Morgan Stanley's foray into crypto products and services is moving from the fringes into core operations, according to Amy Oldenburg, the bank's head of digital asset strategy.
"There’s an inflection point here," Oldenburg said this week in an interview with GSR. "This is starting to become ... part of the daily business operations."
Oldenburg, who took on the new role in February, oversees digital asset strategy and execution across Morgan Stanley’s institutional wealth and asset management divisions. Her approach looks to integrate crypto and tokenization into the firm’s existing infrastructure rather than treat them as standalone offerings.
"We’ve really come around," Oldenburg said, as crypto, stablecoins, and tokenized assets converge into what she described as "the same ecosystem."
To get to that point of harmonization, Morgan Stanley recognizes the need to overhaul and modernize its underlying financial infrastructure. Addressing that, Oldenburg pointed to ongoing work across wallet infrastructure, custody, data feeds, and compliance systems.
"We’re unpacking the workflows to understand how money moves, how the transactions happen, where the obstacles are and where the pain points are," she said.

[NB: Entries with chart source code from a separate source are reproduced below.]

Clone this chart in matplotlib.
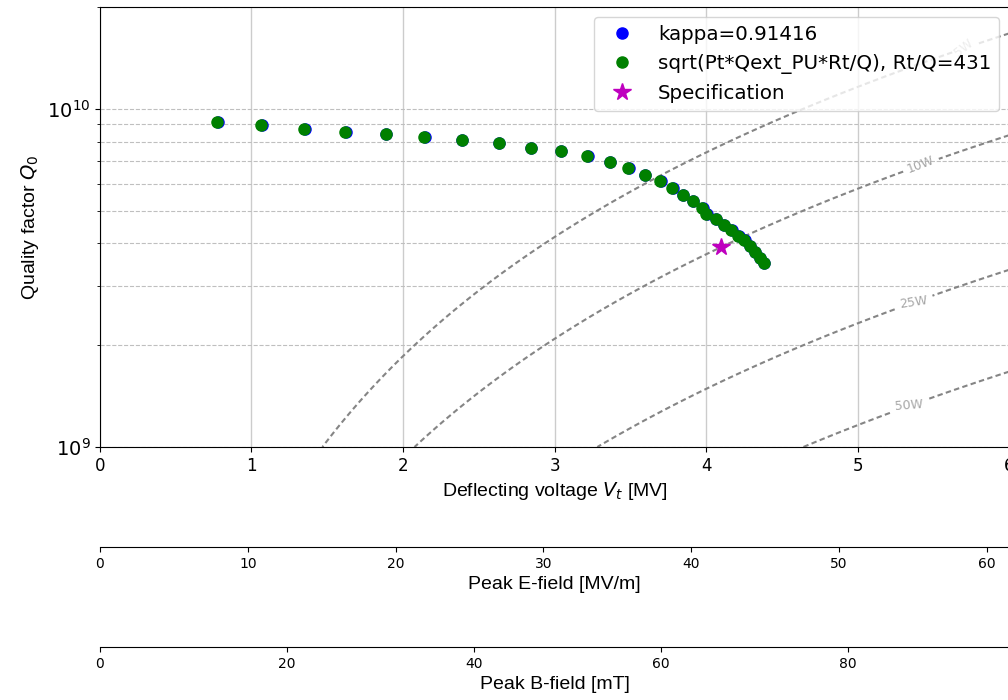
import matplotlib
matplotlib.use("Agg")
import matplotlib.pyplot as plt
import numpy as np

# measured points (deflecting voltage in MV, quality factor)
vt_meas = [0.772, 1.065, 1.347, 1.620, 1.885, 2.141, 2.388, 2.632, 2.844, 3.042,
           3.214, 3.364, 3.488, 3.596, 3.697, 3.776, 3.845, 3.913, 3.975, 4.001,
           4.063, 4.118, 4.167, 4.211, 4.251, 4.288, 4.321, 4.354, 4.380]
q0_meas = [9.14e9, 8.94e9, 8.74e9, 8.54e9, 8.41e9, 8.25e9, 8.11e9, 7.91e9, 7.68e9, 7.50e9,
           7.25e9, 6.94e9, 6.67e9, 6.37e9, 6.11e9, 5.84e9, 5.57e9, 5.33e9, 5.08e9, 4.89e9,
           4.73e9, 4.52e9, 4.37e9, 4.22e9, 4.08e9, 3.92e9, 3.77e9, 3.62e9, 3.49e9]
# same curve from the kappa calibration, sits right under the green one
vt_kappa = [0.776, 1.069, 1.351, 1.624, 1.889, 2.145, 2.392, 2.636, 2.848, 3.046,
            3.218, 3.368, 3.492, 3.600, 3.701, 3.780, 3.849, 3.917, 3.979, 4.005,
            4.067, 4.122, 4.171, 4.215, 4.255, 4.292, 4.325, 4.358, 4.384]

spec_vt = [4.1]
spec_q0 = [3.9e9]

RQ = 431.0
kappa = 0.91416
power_levels = [5, 10, 25, 50]
label_pos = [(5.69, 1.52e10), (5.42, 6.8e9), (5.37, 2.68e9), (5.34, 1.32e9)]

EPK_PER_VT = 10.25   # MV/m per MV
BPK_PER_VT = 16.2    # mT per MV
VT_MAX = 6.0

LABEL_FONT = "Liberation Sans"

fig = plt.figure(figsize=(10.08, 7), dpi=100)
ax = fig.add_axes([0.0992, 0.3614, 0.9018, 0.6286])

# dissipated power contours
vv = np.linspace(0.01, VT_MAX, 400)
qq = np.logspace(9, np.log10(2e10), 400)
V, Q = np.meshgrid(vv, qq)
P = (V * 1e6) ** 2 / (RQ * Q)
cs = ax.contour(V, Q, P, levels=power_levels, colors="0.52",
                linestyles=[(0, (2.6, 1.6))], linewidths=1.5)
ax.clabel(cs, fmt="%dW", fontsize=9, colors="0.65", inline=True, manual=label_pos)

ax.plot(vt_kappa, q0_meas, "o", color="b", ms=8, label=f"kappa={kappa}")
ax.plot(vt_meas, q0_meas, "o", color="g", ms=8, label=f"sqrt(Pt*Qext_PU*Rt/Q), Rt/Q={int(RQ)}")
ax.plot(spec_vt, spec_q0, "*", color="m", ms=13, label="Specification")

ax.set_yscale("log")
ax.set_xlim(0, VT_MAX)
ax.set_ylim(1e9, 2e10)
ax.grid(axis="x", color="0.8", lw=1)
ax.grid(axis="y", which="both", ls="--", color="0.75", lw=0.8)
ax.tick_params(axis="x", labelsize=12)
ax.tick_params(axis="y", labelsize=14)
ax.set_xlabel("Deflecting voltage $V_t$ [MV]", fontsize=14, family=LABEL_FONT)
ax.set_ylabel("Quality factor $Q_0$", fontsize=14, family=LABEL_FONT)
ax.legend(loc="upper right", fontsize=14.3)

# secondary field axes below
for i, (ratio, lab) in enumerate([(EPK_PER_VT, "Peak E-field [MV/m]"),
                                  (BPK_PER_VT, "Peak B-field [mT]")]):
    ax2 = ax.twiny()
    ax2.set_xlim(0, VT_MAX * ratio)
    ax2.xaxis.set_ticks_position("bottom")
    ax2.xaxis.set_label_position("bottom")
    ax2.spines["bottom"].set_position(("axes", -0.227 * (i + 1)))
    for s in ["top", "left", "right"]:
        ax2.spines[s].set_visible(False)
    ax2.patch.set_visible(False)
    ax2.tick_params(axis="x", labelsize=10)
    ax2.set_xlabel(lab, fontsize=14, family=LABEL_FONT)

fig.savefig("out.png", dpi=100)
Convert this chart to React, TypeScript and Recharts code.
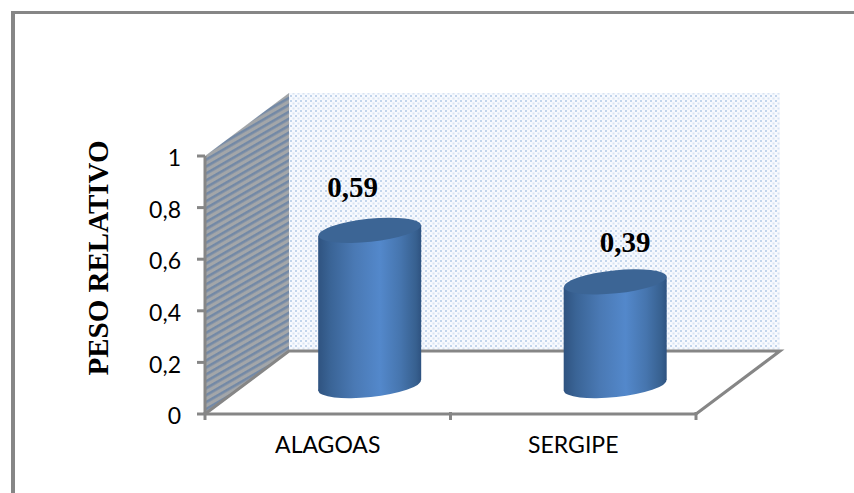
import { Bar, BarChart, Label, XAxis, YAxis, usePlotArea } from "recharts";

const estados = ["ALAGOAS", "SERGIPE"];
const pesoRelativo = [0.59, 0.39];
const yTicks = [0, 0.2, 0.4, 0.6, 0.8, 1];

const data = estados.map((estado, i) => ({ estado, peso: pesoRelativo[i] }));

const GRAY = "#868686";
const WIDTH = 854;
const HEIGHT = 493;

// depth of the pseudo-3D box, from the front axes to the back wall
const DEPTH_X = 84;
const DEPTH_Y = 63;

// hand-placed data labels, relative to the top of each cylinder
const labelNudge = [
  { dx: -17, dy: -33 },
  { dx: 10, dy: -30 },
];

const comma = (v: number) => String(v).replace(".", ",");

function Walls() {
  const plot = usePlotArea();
  if (!plot) return null;
  const left = plot.x;
  const right = plot.x + plot.width;
  const top = plot.y;
  const bottom = plot.y + plot.height;
  const backL = left + DEPTH_X;
  const backR = right + DEPTH_X;
  const backT = top - DEPTH_Y;
  const backB = bottom - DEPTH_Y;
  return (
    <g>
      <rect x={backL} y={backT} width={backR - backL} height={backB - backT} fill="url(#backWall)" />
      <polygon
        points={`${left},${top} ${backL},${backT} ${backL},${backB} ${left},${bottom}`}
        fill="url(#sideWall)"
      />
      <polyline
        points={`${left},${bottom} ${backL},${backB} ${backR},${backB} ${right},${bottom}`}
        fill="none"
        stroke={GRAY}
        strokeWidth={3}
      />
    </g>
  );
}

// cylinder standing halfway into the box depth
const Cylinder = ({ x, y, width, height }: any) => {
  const cx = x + width / 2 + DEPTH_X / 2;
  const rx = width / 2;
  const ry = 11.5;
  const tilt = -6;
  const lift = rx * Math.sin((-tilt * Math.PI) / 180);
  const topY = y - DEPTH_Y / 2;
  const baseY = y + height - DEPTH_Y / 2 + 3;
  const wall = [
    [cx - rx, topY + lift],
    [cx - rx, baseY + lift],
    [cx + rx, baseY - lift],
    [cx + rx, topY - lift],
  ]
    .map((p) => p.join(","))
    .join(" ");
  return (
    <g>
      <ellipse
        cx={cx}
        cy={baseY}
        rx={rx}
        ry={ry}
        transform={`rotate(${tilt} ${cx} ${baseY})`}
        fill="url(#cylBody)"
      />
      <polygon points={wall} fill="url(#cylBody)" />
      <ellipse
        cx={cx}
        cy={topY}
        rx={rx}
        ry={ry}
        transform={`rotate(${tilt} ${cx} ${topY})`}
        fill="#3c6595"
      />
    </g>
  );
};

const ValueLabel = ({ x, y, width, value, index }: any) => (
  <text
    x={x + width / 2 + DEPTH_X / 2 + labelNudge[index].dx}
    y={y - DEPTH_Y / 2 + labelNudge[index].dy}
    textAnchor="middle"
    fontFamily="'Liberation Serif', serif"
    fontWeight="bold"
    fontSize={29}
    fill="#000"
  >
    {comma(value)}
  </text>
);

// category label plus tick marks on the band edges instead of the band centre
const CategoryTick = ({ x, y, payload }: any) => {
  const half = payload.offset;
  const axisY = y - 22;
  return (
    <g>
      <line x1={x - half} x2={x - half} y1={axisY} y2={axisY + 8} stroke={GRAY} strokeWidth={3} />
      <line x1={x + half} x2={x + half} y1={axisY} y2={axisY + 8} stroke={GRAY} strokeWidth={3} />
      <text
        x={x}
        y={y + 19}
        textAnchor="middle"
        fontFamily="Lato, sans-serif"
        fontSize={23}
        fill="#000"
      >
        {payload.value}
      </text>
    </g>
  );
};

export default function App() {
  return (
    <div style={{ position: "absolute", left: 0, top: 0, width: WIDTH, height: HEIGHT, background: "#fff", overflow: "hidden" }}>
      <div style={{ position: "absolute", left: 11, top: 11, width: WIDTH, height: HEIGHT, borderLeft: `4px solid ${GRAY}`, borderTop: `3px solid ${GRAY}` }} />
      <BarChart
        width={WIDTH}
        height={HEIGHT}
        data={data}
        barCategoryGap="29%"
        margin={{ top: 156, right: 158, bottom: 39, left: 145 }}
        style={{ position: "absolute", left: 0, top: 0 }}
      >
        <defs>
          <pattern id="backWall" width="5" height="5" patternUnits="userSpaceOnUse">
            <rect width="5" height="5" fill="#f8fafe" />
            <rect width="2" height="2" fill="#c2d5ec" />
            <rect x="2.5" y="2.5" width="2" height="2" fill="#d8e4f3" />
          </pattern>
          <pattern id="sideWall" width="6" height="6" patternUnits="userSpaceOnUse" patternTransform="rotate(-30)">
            <rect width="6" height="6" fill="#a3a6a9" />
            <rect width="6" height="2.6" fill="#7389a6" />
          </pattern>
          <linearGradient id="cylBody" x1="0" y1="0" x2="1" y2="0">
            <stop offset="0%" stopColor="#2f5380" />
            <stop offset="12%" stopColor="#3a6496" />
            <stop offset="35%" stopColor="#4a79b4" />
            <stop offset="60%" stopColor="#5388cb" />
            <stop offset="80%" stopColor="#4675ae" />
            <stop offset="95%" stopColor="#37608f" />
            <stop offset="100%" stopColor="#2e5280" />
          </linearGradient>
        </defs>
        <Walls />
        <XAxis
          dataKey="estado"
          height={40}
          axisLine={{ stroke: GRAY, strokeWidth: 3 }}
          tickLine={false}
          tick={<CategoryTick />}
          tickMargin={14}
        />
        <YAxis
          domain={[0, 1]}
          ticks={yTicks}
          width={60}
          interval={0}
          axisLine={{ stroke: GRAY, strokeWidth: 3 }}
          tickLine={{ stroke: GRAY, strokeWidth: 3 }}
          tickSize={8}
          tickMargin={16}
          tickFormatter={comma}
          tick={{ fill: "#000", fontSize: 23, fontFamily: "Lato, sans-serif", dy: 2 }}
        >
          <Label
            value="PESO RELATIVO"
            angle={-90}
            position="center"
            dx={-77}
            dy={-27}
            style={{ fontFamily: "'Liberation Serif', serif", fontWeight: "bold", fontSize: 29, fill: "#000" }}
          />
        </YAxis>
        <Bar dataKey="peso" isAnimationActive={false} shape={<Cylinder />} label={<ValueLabel />} />
      </BarChart>
    </div>
  );
}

But that is easier said than done. One of the main challenges is bridging traditional financial systems with blockchain settlement, particularly as regulations around certain components like tokenization and stablecoins are still being cemented.
"You want that digital cash settlement leg to really deliver on the promise and efficiency of tokenization," Oldenburg said. "Right now, we just don’t have all those pieces and regulations all lined up."
Although tokenization has been a big focal point for banks and traditional finance firms exploring blockchain, Oldenburg sees it more as a starting point rather than a destination.
"Tokenization is not the goal," she said. "It’s the mechanism that we need to get into to start to build more of the value add that’s out there."
She sees scalability as a constraint in the equation, particularly as infrastructure and client readiness vary across the ecosystem.
"If we can only get 50 or 100 million dollars into a product, it’s going to be tough," Oldenburg said. "There has to be a path to scalability."
To that end, Morgan Stanley has been gradually expanding how clients can access crypto, starting with bitcoin exchange-traded products and now moving toward broader offerings and digital wallets.
“We’re listening to client needs,” she said. “If clients want to buy spot crypto, we’ll offer spot crypto as long as we can from a regulatory perspective.”
Though she said that many investors continue to favor ETFs, which more closely resemble traditional portfolio holdings and are easier to integrate into advisory frameworks.
Oldenburg noted that roughly 80% of crypto ETP activity at Morgan Stanley’s E-Trade platform is still self-directed, highlighting both demand and the need for continued advisor education.
Morgan Stanley's own MSBT bitcoin ETF, which debuted last week, has already topped $100 million in its first six days.